How to check the version of NCCL

25.5k Views Asked by At

I remotely access High-performance computing nodes. I am not sure about NVIDIA Collective Communications Library (NCCL) is installed in my directory or not. Is there any way to check whether the NCCL is installed or not?

2

There are 2 best solutions below

2
On

You can try

locate nccl| grep "libnccl.so" | tail -n1 | sed -r 's/^.*\.so\.//'

or if you use PyTorch:

python -c "import torch;print(torch.cuda.nccl.version())"

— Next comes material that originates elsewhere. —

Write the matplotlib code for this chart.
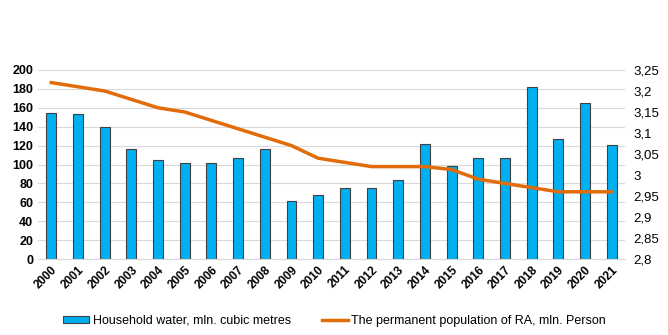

Check it this link Command Cheatsheet: Checking Versions of Installed Software / Libraries / Tools for Deep Learning on Ubuntu

For containers, where no locate is available sometimes, one might replace it with ldconfig -v:

ldconfig -v | grep "libnccl.so" | tail -n1 | sed -r 's/^.*\.so\.//'
2
On

You can usually do this in the command line:

nvcc --version

you might have to run:

sudo apt install nvidia-cuda-toolkit

too.


As the other answerer mentioned, you can do:

torch.cuda.nccl.version()

in pytorch. Copy paste this into your terminal:

python -c "import torch;print(torch.cuda.nccl.version())"

I am sure there is something like that in tensorflow.